Zakończeniem każdej modlitwy jest zwrócenie się do Maryi. Nie mamy dostępu do Ojca inaczej, jak tylko przez Syna, który jest pośrednikiem sprawiedliwości, ale nie mamy dostępu do Syna inaczej, jak tylko przez Matkę, która jest pośredniczką łask i przez swoje wstawiennictwo uzyskuje dla nas zasługi, które Jezus dla nas uzyskał[4].
Podsumowując alfonsjańskie ujęcie modlitwy, można powiedzieć, że modlitwa jest oddychaniem, jest oczywiście niezbędną potrzebą, ale jest także naturalna, nie ma potrzeby, aby ktokolwiek uczył nas, jak oddychać, jesteśmy już do tego przygotowani.
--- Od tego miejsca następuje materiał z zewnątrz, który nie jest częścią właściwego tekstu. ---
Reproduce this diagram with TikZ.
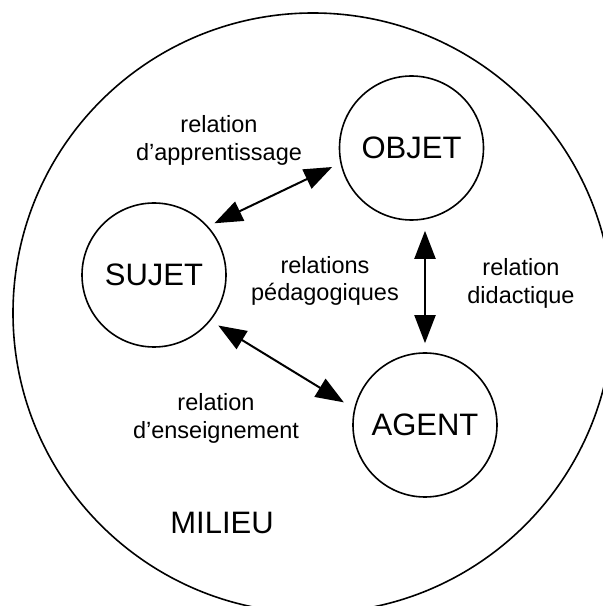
\documentclass[tikz,border=0pt]{standalone}
\usepackage{fontspec}
\setmainfont{Liberation Sans}
\usetikzlibrary{arrows.meta}
\tikzset{
  pole/.style={draw, circle, line width=1.6pt, minimum size=144pt, inner sep=0pt, font=\fontsize{31}{36}\selectfont},
  lbl/.style={align=center, font=\fontsize{23.5}{27.5}\selectfont},
  rel/.style={line width=2pt, >={Triangle[length=28pt,width=21pt]}, <->}
}
\begin{document}
\begin{tikzpicture}[x=1pt,y=1pt]
\useasboundingbox (0,0) rectangle (603,606);
\clip (0,0) rectangle (603,606);

% milieu
\draw[line width=1.6pt] (313,293) circle (300);
\node[lbl, font=\fontsize{31}{36}\selectfont] (milieu) at (222,83) {MILIEU};

% the three poles
\node[pole] (objet) at (411.5,458) {OBJET};
\node[pole] (sujet) at (154,331) {SUJET};
\node[pole] (agent) at (425,181) {AGENT};

% relations
\draw[rel, shorten <=7pt, shorten >=9pt] (sujet.42) -- (objet.192);
\draw[rel, shorten <=9pt, shorten >=12pt] (sujet.-39) -- (agent.167);
\draw[rel, shorten <=10pt, shorten >=9pt] (objet.south -| agent.north) -- (agent.north);

% labels
\node[lbl] (appr) at (219,465.5) {relation\\d’apprentissage};
\node[lbl] (peda) at (325,325) {relations\\pédagogiques};
\node[lbl] (dida) at (521,322.5) {relation\\didactique};
\node[lbl] (ens) at (216,187.5) {relation\\d’enseignement};
\end{tikzpicture}
\end{document}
Tak więc, jeśli modlitwa jest rozmową twarzą w twarz z Bogiem, nikt nie musi się jej uczyć, nie wymaga to czasu.
Musimy nauczyć się czynić każdą chwilę naszego życia modlitwą, nieustanną myślą zwróconą ku Bogu. Od dziękczynienia za dar nowego dnia, przez dziękczynienie za dzień, który mi dałeś, po zaufanie mi we śnie, jest wiele myśli, które można skierować do Boga i wszystkie są modlitwami. A kiedy zamykamy oczy, by zasnąć? Niech bicie naszego serca nadal nadaje rytm uwielbienia Boga Miłości.
prof. Filomena Sacco; za: cssr.news; (za: Blog dell’Accademia Alfonsiana)
[1] Alfonso Maria de Liguori, Del Gran mezzo della preghiera, in Opere Ascetiche, vol. II, Edizioni di Storia e Letteratura, Roma 1962, 5-178, qui 36.
[2]Id, Modo di conversare continuamente e alla familiare con Dio, in Opere Ascetiche, vol. I, Collegio S. Alfonso, Roma 1933, 313-334, qui n. 6, 316.
[3] S. Majorano, Essere Chiesa con gli abbandonati. Prospettive alfonsiane di vita cristiana, Editrice San Gerardo, Materdomini (AV) 1997, 103).
[4] G. Velocci, Sant’Alfonso de Liguori. Un maestro di vita cristiana, Edizioni San Paolo, Cinisello Balsamo 1994, 117.